Nuestra denuncia tiene que ir una vez más a nuestras administraciones, porque nos han abandonado; porque al pequeño campesinado y a la ganadería nos ponen trabas día tras día. Tenemos que presionar hasta que se pongan de nuestro lado y nos acompañen en la producción de alimentos. Nuestra denuncia es la de «Foc als papers» (‘fuego a los papeles’), que resalta las incongruencias de sus normativas y trámites, que nos ahogan y nos arruinan, mientras prometen el cielo a la agroindustria. Una vez más, tenemos que demostrar que el campesinado está harto y conseguir que se comprometan de una vez con nosotras y simplifiquen la burocracia. También que se comprometan a exigir en las licitaciones públicas una alimentación de proximidad para las escuelas y los hospitales; que se involucren en la viabilidad de los pequeños proyectos y la de un modelo productivo de proximidad.

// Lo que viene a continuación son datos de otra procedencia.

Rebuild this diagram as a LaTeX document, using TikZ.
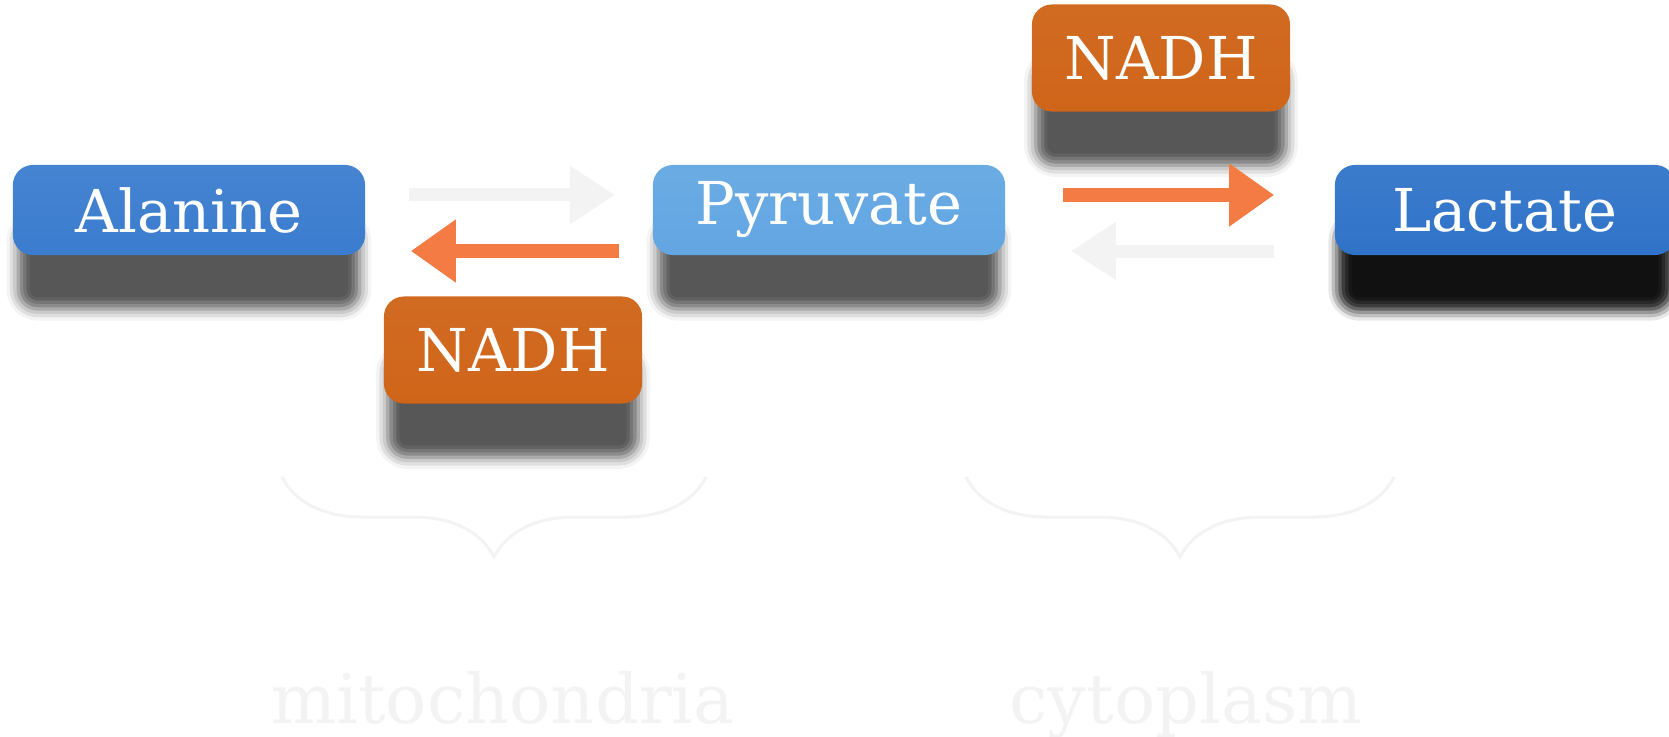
\documentclass[tikz,border=0pt]{standalone}
\usepackage{fontspec}
\setmainfont{DejaVu Serif}
\usetikzlibrary{arrows.meta,shadows.blur,decorations.pathreplacing}
\definecolor{alablue}{HTML}{3A7CCE}
\definecolor{lacblue}{HTML}{2F73C8}
\definecolor{pyrblue}{HTML}{62A6E2}
\definecolor{nadhorange}{HTML}{CF6519}
\definecolor{rxnorange}{HTML}{F47B43}
\definecolor{ghost}{HTML}{F3F3F3}

\begin{document}
\begin{tikzpicture}[x=0.01cm, y=-0.01cm,
      every node/.style = {shape=rectangle, rounded corners=0.2cm,
        align=center, text=white, font=\fontsize{16.8}{20}\selectfont},
      dropshade/.style = {blur shadow={shadow xshift=0cm, shadow yshift=-0.57cm,
          shadow scale=0.97, shadow opacity=#1, shadow blur radius=0.12cm}},
      dropshade/.default = 66,
      molecule/.style = {minimum width=3.52cm, minimum height=0.9cm,
        top color=#1!94!white, bottom color=#1, dropshade},
      cofactor/.style = {minimum width=2.58cm, minimum height=1.07cm,
        top color=nadhorange!96!white, bottom color=nadhorange, dropshade},
      rxn/.style = {draw=rxnorange, line width=0.14cm,
        -{Triangle[length=0.45cm, width=0.6cm]}},
      faint/.style = {draw=ghost, line width=0.13cm,
        -{Triangle[length=0.45cm, width=0.55cm]}},
      brace/.style = {draw=ghost, line width=0.03cm, decorate,
        decoration={brace, mirror, amplitude=0.8cm}},
      place/.style = {text=ghost, rounded corners=0pt, anchor=base,
        inner sep=0pt, font=\fontsize{19.5}{22}\selectfont}]
  \useasboundingbox (0,0) rectangle (1669,737);

  \node[molecule=alablue] (ala) at (189,210) {Alanine};
  \node[molecule=pyrblue] (pyr) at (829,210) {Pyruvate};
  \node[molecule=lacblue, minimum width=3.4cm, dropshade=74] (lac) at (1505,210) {Lactate};
  \node[cofactor] (nadhtop) at (1161,58) {NADH};
  \node[cofactor] (nadhbot) at (513,350) {NADH};

  % reactions
  \draw[faint, shorten <=0.43cm, shorten >=0.37cm]
    ([yshift=0.15cm]ala.east) -- ([yshift=0.15cm]pyr.west);
  \draw[rxn, shorten <=0.33cm, shorten >=0.45cm]
    ([yshift=-0.41cm]pyr.west) -- ([yshift=-0.41cm]ala.east);
  \draw[rxn, shorten <=0.57cm, shorten >=0.6cm]
    ([yshift=0.15cm]pyr.east) -- ([yshift=0.15cm]lac.west);
  \draw[faint, shorten <=0.6cm, shorten >=0.65cm]
    ([yshift=-0.41cm]lac.west) -- ([yshift=-0.41cm]pyr.east);

  % compartments
  \draw[brace] (282,477) -- (706,477);
  \draw[brace] (966,477) -- (1394,477);
  \node[place] (mito) at (503,724) {mitochondria};
  \node[place] (cyto) at (1186,724) {cytoplasm};
\end{tikzpicture}
\end{document}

Como Ramaderes siempre cumplimos los plazos de las administraciones y por ello exigimos que respondan a nuestras instancias, sin silencio administrativo; que paguen las ayudas dentro de los plazos acordados (que ellos mismos fijan), para no tener que depender eternamente de los bancos.
Como país y decidiendo entre todas, tenemos que ser capaces de elaborar políticas a medio y largo plazo que protejan los ecosistemas y la biodiversidad en cada rincón, pensando en las nuevas generaciones. Luchamos por un futuro que nos permita sembrar, cultivar y cosechar para ganar todas y esto solo se puede conseguir de una manera, ¡en las calles!
¡La única vía es estar organizadas! ¡Sin pastoras, no hay revolución!
¡Viva la tierra y muera el mal gobierno!
PD: Un cariñoso reconocimiento a todas las mujeres, compañeras, madres, abuelas y hermanas que estos días se quedarán en casa cocinando, cuidando de las familias y sosteniendo la vida en las masías y los establos. Vuestra trinchera es también la nuestra.